The federal grant that would have paid for the controversial surveillance system will be redirected, as VPR’s Susan Keese reports.

(Keese) Bellows Falls police chief Keith Clark saw it as a way to cut crime without having to add more police officers.

But many local citizens objected to the thought of cameras monitoring activities, especially in the village.

It didn’t help that the federal grant came though just as allegations of domestic spying were making national headlines.

Louise Light is a Bellows Falls Trustee.

(Light) “I kept asking myself, why is the federal government eager to give our small town of thirty-five to thirty-six hundred people $100,000 to mount twelve to fifteen surveillance cameras? It doesn’t make sense. And then when we saw this play out in our newspapers it was clear to me that this could be part of a much bigger networking of cameras all over this country.

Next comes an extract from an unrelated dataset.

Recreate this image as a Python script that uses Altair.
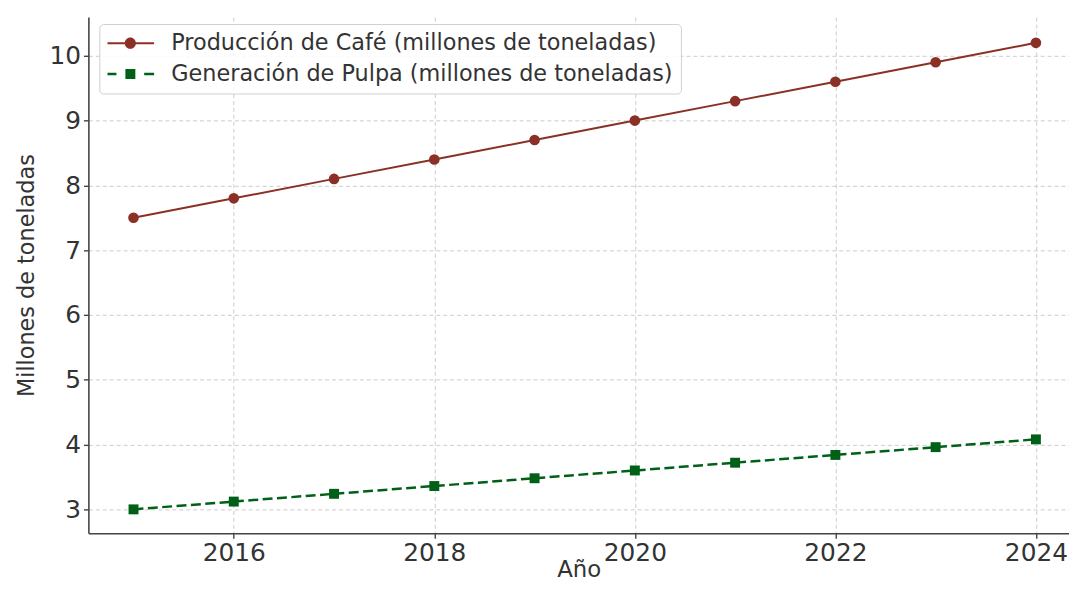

And I protest.”

(Keese) At A heavily attended hearing two weeks ago, many residents voiced similar concerns.

The Trustees went into this week’s meeting expecting to set a date for a referendum on the issue.

But when police chief Clark said the grant could probably be rewritten to pay for a new digital police radio system, the trustees opted for the alternative.

Clark says the grants, offered by the Department of Justice, encourage small departments to use technology for more efficient policing.

(Clark) “It wasn’t that the Feds came to me and said, Here’s a $100,000. Put in a surveillance system.’ They said, Here’s some money available, how do you think you can make the best use of it?'”

Clark says he still thinks the security system would have been a useful tool. He hopes the village will revisit the idea in the future.

For Vermont Public Radio, I’m Susan Keese.